Sir: Your despatch of February 4 was duly received, and I, the same day, read the original to the sub-secretary of state, Mr. Calderon not being at his department when I called.
Mr. Cowyn advised me to prepare a translation of this important paper, to be left with Mr. Calderon, if he should desire it. There was certainly no objection to that course, and I accordingly prepared the translation, a copy of which is enclosed, and having again waited upon Mr. Calderon, read the same to him and left a copy in his hands.
The document is exceedingly well calculated for a favorable effect upon this government, and though I have no practical result to announce to you to-day, there is no doubt the impression produced upon Mr. Calderon, at the time he heard it, was marked and strong.
His own observations opening the way for me, I traced rapidly for him [Page 483]the connexion of the principal actors in the present rebellion with former filibustering schemes against Cuba. Showed him the natural and necessary policy of our slave-owners towards all the foreign states on our southern border. Showed him how our people had rebuked this policy, and in other respects sustained and illustrated by the facts of history the chief positions taken in your despatch.
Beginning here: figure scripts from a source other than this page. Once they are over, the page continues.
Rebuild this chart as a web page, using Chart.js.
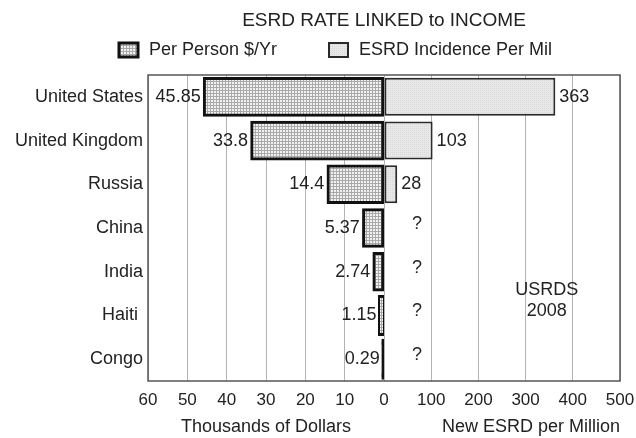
<!DOCTYPE html>
<html>
<head>
<meta charset="utf-8">
<script src="https://cdn.jsdelivr.net/npm/chart.js@4/dist/chart.umd.min.js"></script>
<style>
  html, body { margin: 0; padding: 0; background: #fff; }
  #wrap { width: 636px; height: 438px; }
</style>
</head>
<body>
<div id="wrap"><canvas id="c" width="636" height="438"></canvas></div>
<script>
// Countries, income per person (thousands of US$ / yr) and new ESRD cases per million
const countries = ['United States', 'United Kingdom', 'Russia', 'China', 'India', 'Haiti ', 'Congo'];
const incomeK = [45.85, 33.8, 14.4, 5.37, 2.74, 1.15, 0.29];
const esrdPerMillion = [363, 103, 28, null, null, null, null];
const unknownMark = '?';

const chartTitle = 'ESRD RATE LINKED to INCOME';
const seriesNames = ['Per Person $/Yr', 'ESRD Incidence Per Mil'];
const axisTitles = ['Thousands of Dollars', 'New ESRD per Million'];
const sourceNote = ['USRDS', '2008'];

const FONT = "'Liberation Sans', Arial, Helvetica, sans-serif";
const INK = '#222';

Chart.defaults.font.family = FONT;
Chart.defaults.color = INK;

// Fill textures: fine grid for income, faint stipple for incidence
function texture(size, bg, fg, paint) {
  const c = document.createElement('canvas');
  c.width = c.height = size;
  const g = c.getContext('2d');
  g.fillStyle = bg;
  g.fillRect(0, 0, size, size);
  g.fillStyle = fg;
  paint(g);
  return g.createPattern(c, 'repeat');
}
const gridFill = texture(3, '#f2f2f2', '#a9a9a9', g => { g.fillRect(0, 0, 3, 1); g.fillRect(0, 0, 1, 3); });
const stippleFill = texture(2, '#e8e8e8', '#d9d9d9', g => { g.fillRect(0, 0, 1, 1); });

// Title, legend, frame, value labels and source note
const decorations = {
  id: 'decorations',
  afterDraw(chart) {
    const { ctx, chartArea: a, scales } = chart;
    ctx.save();

    // plot frame
    ctx.strokeStyle = '#555';
    ctx.lineWidth = 1.5;
    ctx.strokeRect(a.left, a.top, a.right - a.left, a.bottom - a.top);

    // title
    ctx.fillStyle = INK;
    ctx.textBaseline = 'middle';
    ctx.textAlign = 'center';
    ctx.font = '19px ' + FONT;
    ctx.fillText(chartTitle, (a.left + a.right) / 2, 21);

    // legend
    ctx.font = '18px ' + FONT;
    ctx.textAlign = 'left';
    const ds = chart.data.datasets;
    const items = [
      { x: 119, w: 19, set: ds[0], fill: gridFill },
      { x: 329, w: 19, set: ds[1], fill: stippleFill }
    ];
    const ly = 50, bh = 14;
    items.forEach(it => {
      ctx.fillStyle = it.fill;
      ctx.fillRect(it.x, ly - bh / 2, it.w, bh);
      ctx.lineWidth = it.set.borderWidth;
      ctx.strokeStyle = it.set.borderColor;
      ctx.strokeRect(it.x, ly - bh / 2, it.w, bh);
      ctx.fillStyle = INK;
      ctx.fillText(it.set.label, it.x + it.w + 11, ly);
    });

    // value labels
    ctx.font = '18px ' + FONT;
    const left = chart.getDatasetMeta(0).data;
    const right = chart.getDatasetMeta(1).data;
    left.forEach((bar, i) => {
      ctx.textAlign = 'right';
      ctx.fillText(String(incomeK[i]), bar.x - 3, bar.y);
    });
    const zeroR = scales.xR.getPixelForValue(0);
    right.forEach((bar, i) => {
      const v = esrdPerMillion[i];
      if (v === null) {
        ctx.textAlign = 'center';
        ctx.fillText(unknownMark, zeroR + 33, left[i].y - 4);
      } else {
        ctx.textAlign = 'left';
        ctx.fillText(String(v), bar.x + 4, bar.y);
      }
    });

    // source note
    ctx.textAlign = 'center';
    const nx = scales.xR.getPixelForValue(345);
    const ny = scales.y.getPixelForValue(4);
    ctx.fillText(sourceNote[0], nx, ny + 18);
    ctx.fillText(sourceNote[1], nx, ny + 39);

    ctx.restore();
  }
};

new Chart(document.getElementById('c'), {
  type: 'bar',
  data: {
    labels: countries,
    datasets: [
      {
        label: seriesNames[0],
        data: incomeK,
        xAxisID: 'xL',
        // very slim bars read as a solid dark stroke
        backgroundColor: c => (c.raw < 1 ? '#111' : gridFill),
        borderColor: '#111',
        borderWidth: 3,
        borderSkipped: false,
        inflateAmount: c => (c.raw < 2 ? 1.5 : 0.8)
      },
      {
        label: seriesNames[1],
        data: esrdPerMillion,
        xAxisID: 'xR',
        backgroundColor: stippleFill,
        borderColor: '#2a2a2a',
        borderWidth: 2,
        borderSkipped: false
      }
    ]
  },
  options: {
    indexAxis: 'y',
    responsive: false,
    devicePixelRatio: 1,
    animation: false,
    events: [],
    grouped: false,
    categoryPercentage: 1,
    barPercentage: 0.87,
    layout: { padding: { top: 75, right: 0, bottom: 0, left: 0 } },
    plugins: {
      legend: { display: false },
      title: { display: false },
      tooltip: { enabled: false }
    },
    scales: {
      y: {
        type: 'category',
        position: 'left',
        grid: { display: false, drawTicks: false },
        border: { display: false },
        ticks: { padding: 5, font: { size: 18 }, color: INK },
        afterFit(s) { s.width = 148; }
      },
      xL: {
        type: 'linear',
        position: 'bottom',
        stack: 'bottomAxes',
        stackWeight: 1,
        reverse: true,
        min: 0,
        max: 60,
        ticks: { stepSize: 10, padding: 9, font: { size: 17 }, color: INK, maxRotation: 0 },
        grid: { color: '#b4b4b4', lineWidth: 1, drawTicks: false },
        border: { display: false },
        title: { display: true, text: axisTitles[0], font: { size: 18 }, color: INK, padding: { top: 7, bottom: 0 } },
        afterFit(s) { s.height = 57; s.paddingRight = 0; }
      },
      xR: {
        type: 'linear',
        position: 'bottom',
        stack: 'bottomAxes',
        stackWeight: 1,
        min: 0,
        max: 500,
        ticks: {
          stepSize: 100, padding: 9, font: { size: 17 }, color: INK, maxRotation: 0,
          // the shared zero is labelled once, by the income axis
          callback: v => (v === 0 ? '' : v)
        },
        grid: { color: '#b4b4b4', lineWidth: 1, drawTicks: false },
        border: { display: false },
        title: { display: true, text: axisTitles[1], align: 'end', font: { size: 18 }, color: INK, padding: { top: 7, bottom: 0 } },
        afterFit(s) { s.height = 57; s.paddingLeft = 0; s.paddingRight = 16; }
      }
    }
  },
  plugins: [decorations]
});
</script>
</body>
</html>
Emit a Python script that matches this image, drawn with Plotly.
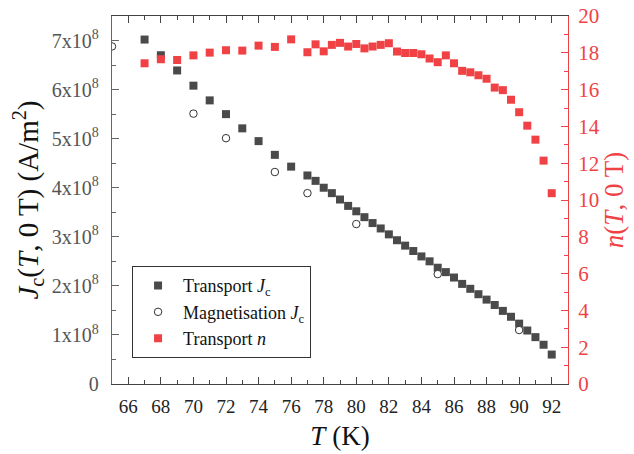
import plotly.graph_objects as go

# ---- data ----
T_transport = [67, 68, 69, 70, 71, 72, 73, 74, 75, 76,
               77, 77.5, 78, 78.5, 79, 79.5, 80, 80.5, 81, 81.5, 82, 82.5,
               83, 83.5, 84, 84.5, 85, 85.5, 86, 86.5, 87, 87.5, 88, 88.5,
               89, 89.5, 90, 90.5, 91, 91.5, 92]
Jc_transport = [7.02, 6.70, 6.39, 6.08, 5.78, 5.50, 5.21, 4.95, 4.67, 4.43,
                4.25, 4.14, 4.00, 3.89, 3.76, 3.63, 3.52, 3.40, 3.28, 3.17, 3.05, 2.93,
                2.82, 2.71, 2.60, 2.50, 2.37, 2.28, 2.17, 2.04, 1.94, 1.83, 1.72, 1.61,
                1.49, 1.37, 1.23, 1.09, 0.955, 0.80, 0.60]  # x1e8 A/m^2
n_transport = [17.43, 17.65, 17.61, 17.86, 18.01, 18.14, 18.12, 18.39, 18.32, 18.73,
               18.03, 18.46, 18.08, 18.43, 18.54, 18.34, 18.48, 18.24, 18.34, 18.43, 18.52, 18.07,
               17.99, 17.99, 17.92, 17.69, 17.49, 17.86, 17.43, 17.02, 16.94, 16.78, 16.59, 16.11,
               15.97, 15.45, 14.77, 14.04, 13.28, 12.14, 10.37]
T_mag = [65, 70, 72, 75, 77, 80, 85, 90]
Jc_mag = [6.88, 5.51, 5.01, 4.32, 3.89, 3.26, 2.24, 1.10]  # x1e8 A/m^2

left_tickvals = [0, 1e8, 2e8, 3e8, 4e8, 5e8, 6e8, 7e8]
left_ticktext = ["0", "1x10<sup>8</sup>", "2x10<sup>8</sup>", "3x10<sup>8</sup>",
                 "4x10<sup>8</sup>", "5x10<sup>8</sup>", "6x10<sup>8</sup>", "7x10<sup>8</sup>"]

SCALE = 1e8
FONT = "Liberation Serif, Times New Roman, serif"
RED = "#f04245"
DARK = "#4a4a4a"

fig = go.Figure()
fig.add_trace(go.Scatter(
    x=T_transport, y=[v * SCALE for v in Jc_transport], mode="markers",
    name="Transport <i>J</i><sub>c</sub>",
    marker=dict(symbol="square", size=8, color=DARK, line=dict(width=0)),
))
fig.add_trace(go.Scatter(
    x=T_mag, y=[v * SCALE for v in Jc_mag], mode="markers",
    name="Magnetisation <i>J</i><sub>c</sub>",
    marker=dict(symbol="circle", size=7.5, color="white", line=dict(width=1, color="#333333")),
))
fig.add_trace(go.Scatter(
    x=T_transport, y=n_transport, mode="markers", yaxis="y2",
    name="Transport <i>n</i>",
    marker=dict(symbol="square", size=8, color=RED, line=dict(width=0)),
))

fig.update_layout(
    width=634, height=454,
    margin=dict(l=112, r=66, t=16, b=70),
    paper_bgcolor="white", plot_bgcolor="white",
    font=dict(family=FONT, size=18, color="#222222"),
    showlegend=True,
    legend=dict(
        x=0.044, y=0.32, xanchor="left", yanchor="top",
        bordercolor="#333333", borderwidth=1, bgcolor="white",
        font=dict(family=FONT, size=18, color="#111111"),
        itemwidth=40,
    ),
    xaxis=dict(
        range=[65, 93], tick0=66, dtick=2, automargin=False,
        showline=True, linecolor="#444444", linewidth=1.3,
        mirror="ticks", ticks="inside", ticklen=7, tickcolor="#444444",
        minor=dict(tick0=65, dtick=1, ticks="inside", ticklen=4, tickcolor="#444444"),
        showgrid=False, zeroline=False, ticklabelstandoff=5,
        tickfont=dict(size=19, color="#222222"),
        title=dict(text="<i>T</i> (K)", font=dict(size=27, color="#111111"), standoff=10),
    ),
    yaxis=dict(
        range=[0, 7.5e8], tickmode="array", tickvals=left_tickvals, ticktext=left_ticktext,
        automargin=False,
        showline=True, linecolor="#666666", linewidth=1.3,
        ticks="inside", ticklen=7, tickcolor="#666666",
        minor=dict(tickmode="linear", tick0=0, dtick=5e7, ticks="inside", ticklen=4, tickcolor="#666666"),
        showgrid=False, zeroline=False, ticklabelstandoff=8,
        tickfont=dict(size=20, color="#555555"),
        title=dict(text="<i>J</i><sub>c</sub>(<i>T</i>, 0 T) (A/m<sup>2</sup>)",
                   font=dict(size=29, color="#111111"), standoff=4),
    ),
    yaxis2=dict(
        overlaying="y", side="right", range=[0, 20], tick0=0, dtick=2, automargin=False,
        showline=True, linecolor=RED, linewidth=1.3,
        ticks="inside", ticklen=7, tickcolor=RED,
        minor=dict(tick0=0, dtick=1, ticks="inside", ticklen=4, tickcolor=RED),
        showgrid=False, zeroline=False, ticklabelstandoff=5,
        tickfont=dict(size=21, color=RED),
        title=dict(text="<i>n</i>(<i>T</i>, 0 T)", font=dict(size=27, color=RED), standoff=4),
    ),
)

fig.write_html("out.html")
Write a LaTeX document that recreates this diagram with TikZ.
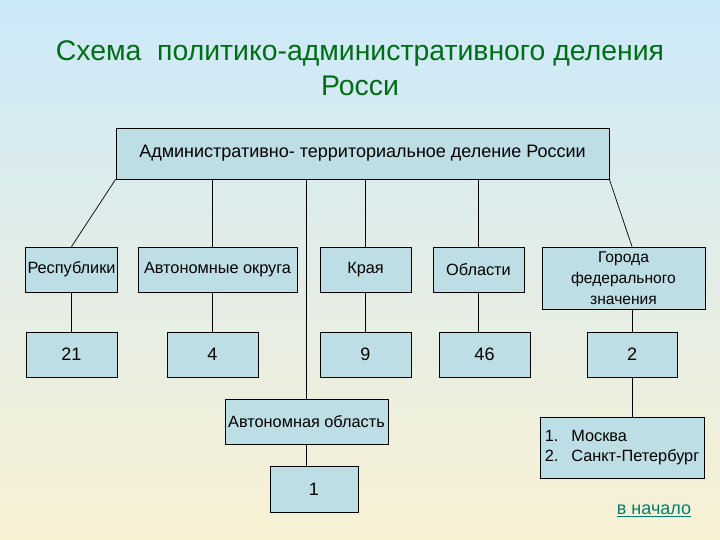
\documentclass[tikz,border=0pt]{standalone}
\usepackage{fontspec}
\setmainfont{Liberation Sans}
\usetikzlibrary{calc}
\definecolor{skytop}{RGB}{204, 233, 250}
\definecolor{sandbot}{RGB}{249, 241, 212}
\definecolor{boxfill}{RGB}{190, 222, 229}
\definecolor{titlegreen}{RGB}{0, 110, 20}
\definecolor{linkteal}{RGB}{0, 128, 110}

\begin{document}
\begin{tikzpicture}[x=1pt, y=-1pt,
        unit/.style={draw=black, line width=0.8pt, fill=boxfill, align=center, inner sep=2pt, font=\fontsize{16.3}{20}\selectfont},
        count/.style={unit, minimum width=91, minimum height=45, font=\fontsize{18}{21}\selectfont},
        link/.style={line width=0.7pt}]
        % background
        \shade[top color=skytop, bottom color=sandbot] (0,0) rectangle (720,540);
        \useasboundingbox (0,0) rectangle (720,540);
        \node (title) [align=center, text=titlegreen, font=\fontsize{28.4}{35}\selectfont] at (360, 68) {Схема\ \ политико-административного деления\\Росси};
        % top box
        \node (top) [unit, minimum width=493, minimum height=51, font=\fontsize{18}{21}\selectfont] at (362.5, 153.5) {Административно- территориальное деление России};
        % first row
        \node (resp) [unit, minimum width=91, minimum height=45] at (71.5, 269.5) {Республики};
        \node (aokr) [unit, minimum width=159, minimum height=45] at (217.5, 269.5) {Автономные округа};
        \node (kraya) [unit, minimum width=91, minimum height=45] at (365.5, 269.5) {Края};
        \node (obl) [unit, minimum width=91, minimum height=45] at (478.5, 269.5) {Области};
        \node (gfz) [unit, minimum width=163, minimum height=62, font=\fontsize{15.6}{21}\selectfont] at (623.5, 278) {Города\\федерального\\значения};
        % numbers
        \node (n21) [count] at (71.5, 354.5) {21};
        \node (n4) [count] at (212.5, 354.5) {4};
        \node (n9) [count] at (365.5, 354.5) {9};
        \node (n46) [count] at (484.5, 354.5) {46};
        \node (n2) [count, minimum width=90] at (632, 354.5) {2};
        % autonomous oblast
        \node (aobl) [unit, minimum width=163, minimum height=45] at (306.5, 421.5) {Автономная область};
        \node (n1) [count, minimum width=88, minimum height=46] at (314, 489) {1};
        \node (msk) [unit, minimum width=164, minimum height=61, align=left] at (622, 447.5)
            {\begin{tabular}{@{}l@{\hspace{13pt}}l@{}}1.&Москва\\[0pt]2.&Санкт-Петербург\end{tabular}};
        \node (back) [text=linkteal, font=\fontsize{18}{21}\selectfont] at (654, 511) {\underline{в начало}};
        % connectors
        \draw[link] (top.south west) -- (resp.north);
        \draw[link] (n4.north |- top.south) -- (n4.north |- aokr.north);
        \draw[link] (top.south -| aobl.north) -- (aobl.north);
        \draw[link] (top.south -| kraya.north) -- (kraya.north);
        \draw[link] (top.south -| obl.north) -- (obl.north);
        \draw[link] (top.south east) -- (n2.north |- gfz.north);
        \draw[link] (resp.south) -- (n21.north);
        \draw[link] (n4.north |- aokr.south) -- (n4.north);
        \draw[link] (kraya.south) -- (n9.north);
        \draw[link] (obl.south) -- (obl.south |- n46.north);
        \draw[link] (n2.north |- gfz.south) -- (n2.north);
        \draw[link] (aobl.south) -- (aobl.south |- n1.north);
        \draw[link] (n2.south) -- (n2.south |- msk.north);
    \end{tikzpicture}
\end{document}
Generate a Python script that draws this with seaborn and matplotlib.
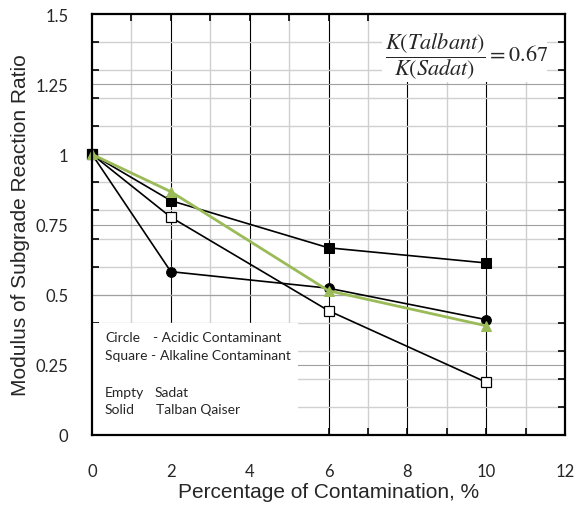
import numpy as np
import matplotlib
matplotlib.use("Agg")
import matplotlib.pyplot as plt
from matplotlib.patches import Rectangle
import seaborn as sns

# percentage of contamination and modulus of subgrade reaction ratio
pct = [0, 2, 6, 10]
alk_talban = [1.0, 0.835, 0.667, 0.613]    # solid square
alk_sadat = [1.0, 0.776, 0.443, 0.188]     # empty square
acid_talban = [1.0, 0.582, 0.523, 0.411]   # solid circle
ratio_green = [1.0, 0.867, 0.514, 0.389]   # green triangle

x_ticks = [0, 2, 4, 6, 8, 10, 12]
x_tick_labels = ["0", "2", "4", "6", "8", "10", "12"]
y_ticks = [0, 0.25, 0.5, 0.75, 1.0, 1.25, 1.5]
y_tick_labels = ["0", "0.25", "0.5", "0.75", "1", "1.25", "1.5"]

note_left = ["Circle", "Square -", "Empty", "Solid"]
note_right = ["- Acidic Contaminant", "Alkaline Contaminant", "Sadat", "Talban Qaiser"]

sns.set_style("white")
plt.rcParams["font.family"] = ["Liberation Sans", "DejaVu Sans"]
plt.rcParams["mathtext.fontset"] = "stix"

fig = plt.figure(figsize=(5.76, 5.10), dpi=100)
ax = fig.add_axes([92 / 576, 1 - 436 / 510, 473 / 576, 421 / 510])
ax.set_xlim(0, 12)
ax.set_ylim(0, 1.5)

# grid drawn by hand: gray minor lines, black even verticals
for v in range(1, 12):
    if v % 2 == 0:
        ax.axvline(v, color="black", lw=0.8, zorder=0.5)
    else:
        ax.axvline(v, color="#cfcfcf", lw=1.0, zorder=0.5)
for h in np.arange(0.1, 1.5, 0.1):
    ax.axhline(h, color="#d0d0d0", lw=1.0, zorder=0.5)
for h in y_ticks[1:-1]:
    ax.axhline(h, color="#a0a0a0", lw=0.8, zorder=0.6)

# white boxes sitting over the grid
ax.add_patch(Rectangle((0, 0), 5.23, 0.40, facecolor="white", edgecolor="none", zorder=1))
ax.add_patch(Rectangle((7.36, 1.258), 4.18, 0.26, facecolor="white", edgecolor="none", zorder=1))

sns.lineplot(x=pct, y=acid_talban, color="black", lw=1.2, marker="o", markersize=7,
             markerfacecolor="black", markeredgecolor="black", clip_on=False, zorder=3, ax=ax)
sns.lineplot(x=pct, y=alk_sadat, color="black", lw=1.2, marker="s", markersize=6.5,
             markerfacecolor="white", markeredgecolor="black", markeredgewidth=0.9,
             clip_on=False, zorder=3, ax=ax)
sns.lineplot(x=pct, y=alk_talban, color="black", lw=1.2, marker="s", markersize=6.5,
             markerfacecolor="black", markeredgecolor="black", clip_on=False, zorder=3, ax=ax)
sns.lineplot(x=pct, y=ratio_green, color="#9BBB59", lw=2.0, marker="^", markersize=7.5,
             markerfacecolor="#9BBB59", markeredgecolor="#9BBB59", clip_on=False, zorder=4, ax=ax)

ax.set_xticks(x_ticks)
ax.set_xticklabels(x_tick_labels, fontfamily="Lato", fontsize=12)
ax.set_xticks(range(1, 12, 2), minor=True)
ax.set_yticks(y_ticks)
ax.set_yticklabels(y_tick_labels, fontfamily="Lato", fontsize=12)
ax.set_yticks(np.arange(0.1, 1.5, 0.1), minor=True)

ax.tick_params(axis="x", which="both", direction="in", length=5, width=1.2,
               top=True, bottom=True, color="black")
ax.tick_params(axis="x", which="major", pad=20)
ax.tick_params(axis="y", which="minor", direction="in", length=5, width=1.2,
               left=True, right=True, color="black")
ax.tick_params(axis="y", which="major", length=0, pad=17, left=True, right=True)

for s in ax.spines.values():
    s.set_color("black")
    s.set_linewidth(1.6)
    s.set_zorder(5)

ax.set_xlabel("Percentage of Contamination, %", fontsize=15, labelpad=2)
ax.set_ylabel("Modulus of Subgrade Reaction Ratio", fontsize=15, labelpad=4)

# note box text
ax.text(0.33, 0.349, note_left[0], fontfamily="Lato", fontsize=10, va="center", zorder=2)
ax.text(1.56, 0.349, note_right[0], fontfamily="Lato", fontsize=10, va="center", zorder=2)
ax.text(0.33, 0.285, note_left[1], fontfamily="Lato", fontsize=10, va="center", zorder=2)
ax.text(1.72, 0.285, note_right[1], fontfamily="Lato", fontsize=10, va="center", zorder=2)
ax.text(0.33, 0.153, note_left[2], fontfamily="Lato", fontsize=10, va="center", zorder=2)
ax.text(1.58, 0.153, note_right[2], fontfamily="Lato", fontsize=10, va="center", zorder=2)
ax.text(0.33, 0.093, note_left[3], fontfamily="Lato", fontsize=10, va="center", zorder=2)
ax.text(1.63, 0.093, note_right[3], fontfamily="Lato", fontsize=10, va="center", zorder=2)

ax.text(9.5, 1.35, r"$\dfrac{K(Talbant)}{K(Sadat)}{=}0.67$", fontsize=16,
        ha="center", va="center", zorder=2)

fig.savefig("out.png", dpi=100)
Mr. Calderon listened with great interest, and said he was glad of one thing: he was glad we at Wasington believed that Spain had entered upon a new career; and he would assure me that Spain was not bound to follow the action of France or England; that what she did she did spontaneously and freely, and was at entire liberty to do or undo what she had done in the matter of neutrality in our civil contest without consulting any other power.
He also assured me that no commissioner nor agent from the southern States had yet presented himself to any officer of her Majesty’s government to his knowledge.
In fact, Mr. Rost, whose departure from Paris was communicated to me by Mr. Dayton some time since arrived in Madrid only to-day.
But the news of the victory at Fort Donelson had preceded him.
With the highest respect, sir, your obedient servant,
Hon. William H. Seward, Secretary of State, Washington.